## DESCRIPTION OF THE TASK
Using the records below, copy exactly the part that opens with the line holding "Write the matplotlib code for this chart." and closes with the line holding "rows = ['0-2', '2-4', '4-6']", minus the pictures.

## MATERIAL FOR THIS TASK
■ ■ ■ ■ ■

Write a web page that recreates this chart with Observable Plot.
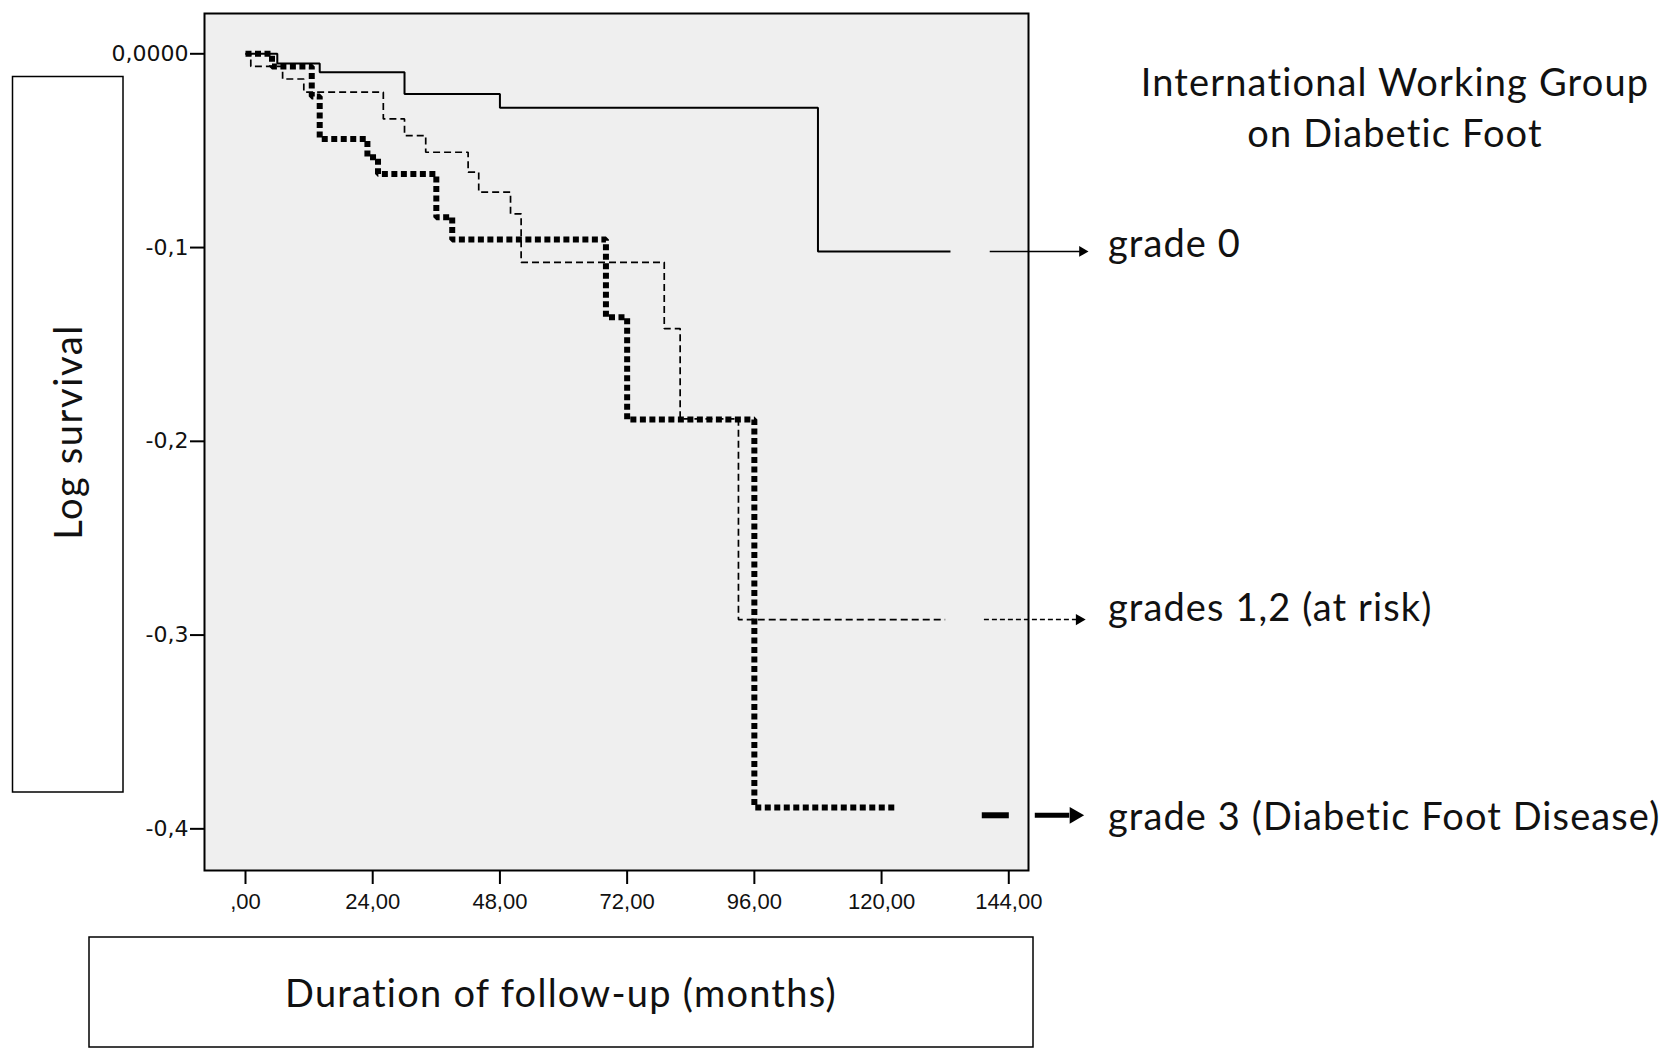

■ ■ ■ ■ ■

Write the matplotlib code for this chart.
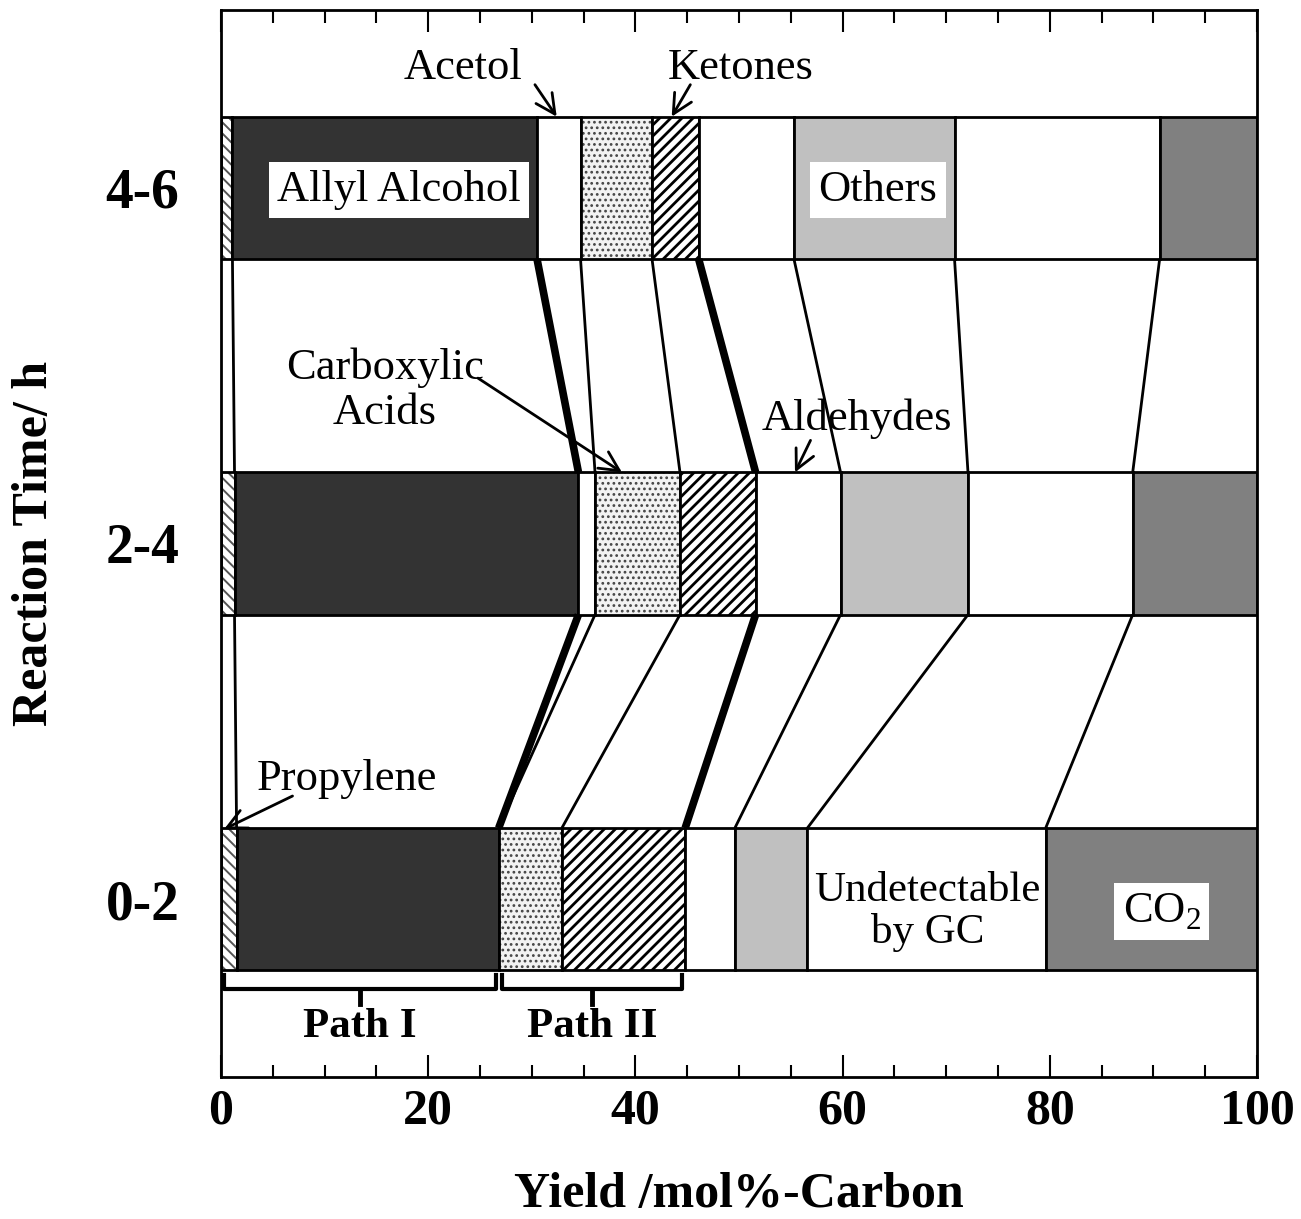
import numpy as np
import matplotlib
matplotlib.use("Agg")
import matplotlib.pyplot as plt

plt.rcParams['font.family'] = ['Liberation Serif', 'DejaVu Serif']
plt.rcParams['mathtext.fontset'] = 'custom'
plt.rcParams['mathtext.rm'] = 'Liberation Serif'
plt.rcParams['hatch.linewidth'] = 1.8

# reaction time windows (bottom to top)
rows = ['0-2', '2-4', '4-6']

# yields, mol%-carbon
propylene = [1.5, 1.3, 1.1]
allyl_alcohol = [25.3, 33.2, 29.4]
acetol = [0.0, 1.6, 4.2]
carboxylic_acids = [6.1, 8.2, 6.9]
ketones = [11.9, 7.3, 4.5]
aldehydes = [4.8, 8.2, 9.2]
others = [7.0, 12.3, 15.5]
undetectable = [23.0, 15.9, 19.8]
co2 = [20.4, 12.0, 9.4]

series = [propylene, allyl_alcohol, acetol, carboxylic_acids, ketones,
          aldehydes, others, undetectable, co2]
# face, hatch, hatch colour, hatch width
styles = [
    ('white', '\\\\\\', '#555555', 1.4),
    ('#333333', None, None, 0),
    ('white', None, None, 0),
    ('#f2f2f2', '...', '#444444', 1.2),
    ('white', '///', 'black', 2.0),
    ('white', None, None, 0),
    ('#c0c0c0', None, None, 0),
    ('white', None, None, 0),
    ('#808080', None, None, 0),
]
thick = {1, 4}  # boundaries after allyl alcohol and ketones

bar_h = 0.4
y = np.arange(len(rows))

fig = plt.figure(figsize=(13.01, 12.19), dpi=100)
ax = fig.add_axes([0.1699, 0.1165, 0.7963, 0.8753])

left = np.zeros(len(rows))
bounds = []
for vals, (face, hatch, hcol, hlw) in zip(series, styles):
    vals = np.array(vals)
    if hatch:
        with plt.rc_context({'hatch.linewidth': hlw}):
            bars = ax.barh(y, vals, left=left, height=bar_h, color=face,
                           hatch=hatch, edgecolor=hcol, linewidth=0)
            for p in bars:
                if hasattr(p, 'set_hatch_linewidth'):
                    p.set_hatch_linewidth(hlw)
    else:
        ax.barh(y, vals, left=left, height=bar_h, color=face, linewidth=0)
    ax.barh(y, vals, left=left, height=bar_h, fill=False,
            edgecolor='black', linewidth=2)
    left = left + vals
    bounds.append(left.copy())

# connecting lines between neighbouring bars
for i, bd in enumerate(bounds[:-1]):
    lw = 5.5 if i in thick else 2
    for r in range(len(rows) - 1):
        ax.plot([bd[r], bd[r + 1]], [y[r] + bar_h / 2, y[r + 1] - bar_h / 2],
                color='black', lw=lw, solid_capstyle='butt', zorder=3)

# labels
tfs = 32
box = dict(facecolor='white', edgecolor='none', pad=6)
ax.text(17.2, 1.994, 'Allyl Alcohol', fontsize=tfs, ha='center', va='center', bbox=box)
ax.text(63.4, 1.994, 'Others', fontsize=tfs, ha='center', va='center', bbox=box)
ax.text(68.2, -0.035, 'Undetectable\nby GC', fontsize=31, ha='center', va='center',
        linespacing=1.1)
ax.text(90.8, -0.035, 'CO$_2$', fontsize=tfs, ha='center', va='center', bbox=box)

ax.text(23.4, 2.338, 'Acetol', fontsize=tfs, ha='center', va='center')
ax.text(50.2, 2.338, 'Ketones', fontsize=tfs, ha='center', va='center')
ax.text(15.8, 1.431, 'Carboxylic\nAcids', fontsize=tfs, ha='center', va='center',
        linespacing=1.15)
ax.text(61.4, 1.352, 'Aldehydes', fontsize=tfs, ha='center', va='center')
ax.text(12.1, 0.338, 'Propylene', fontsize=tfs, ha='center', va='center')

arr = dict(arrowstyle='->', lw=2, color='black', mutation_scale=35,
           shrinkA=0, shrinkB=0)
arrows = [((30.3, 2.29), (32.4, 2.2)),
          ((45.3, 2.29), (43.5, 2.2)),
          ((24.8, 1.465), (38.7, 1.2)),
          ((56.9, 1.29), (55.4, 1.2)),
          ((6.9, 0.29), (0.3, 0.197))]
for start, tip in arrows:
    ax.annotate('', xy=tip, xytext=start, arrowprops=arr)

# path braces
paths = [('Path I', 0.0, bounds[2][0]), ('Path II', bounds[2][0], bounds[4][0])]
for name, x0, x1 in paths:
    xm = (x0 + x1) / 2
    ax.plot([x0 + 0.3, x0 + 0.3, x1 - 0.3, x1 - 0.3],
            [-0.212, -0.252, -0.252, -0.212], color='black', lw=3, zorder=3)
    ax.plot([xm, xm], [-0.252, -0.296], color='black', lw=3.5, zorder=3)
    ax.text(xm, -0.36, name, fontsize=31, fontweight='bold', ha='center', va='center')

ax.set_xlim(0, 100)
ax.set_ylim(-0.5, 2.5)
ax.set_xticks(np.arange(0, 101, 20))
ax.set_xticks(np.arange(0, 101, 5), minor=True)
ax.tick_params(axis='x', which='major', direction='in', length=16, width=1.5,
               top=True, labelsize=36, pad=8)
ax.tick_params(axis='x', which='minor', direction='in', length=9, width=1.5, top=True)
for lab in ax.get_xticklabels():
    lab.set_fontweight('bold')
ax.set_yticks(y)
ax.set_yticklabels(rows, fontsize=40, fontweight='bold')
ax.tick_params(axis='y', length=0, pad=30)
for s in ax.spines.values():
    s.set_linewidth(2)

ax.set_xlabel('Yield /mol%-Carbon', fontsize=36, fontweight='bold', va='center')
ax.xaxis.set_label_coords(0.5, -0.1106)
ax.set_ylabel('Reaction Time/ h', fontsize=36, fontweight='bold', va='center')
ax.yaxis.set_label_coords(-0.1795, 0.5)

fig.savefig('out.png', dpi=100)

■ ■ ■ ■ ■

## SOLUTION TO THE PROBLEM
Write the matplotlib code for this chart.
import numpy as np
import matplotlib
matplotlib.use("Agg")
import matplotlib.pyplot as plt

plt.rcParams['font.family'] = ['Liberation Serif', 'DejaVu Serif']
plt.rcParams['mathtext.fontset'] = 'custom'
plt.rcParams['mathtext.rm'] = 'Liberation Serif'
plt.rcParams['hatch.linewidth'] = 1.8

# reaction time windows (bottom to top)
rows = ['0-2', '2-4', '4-6']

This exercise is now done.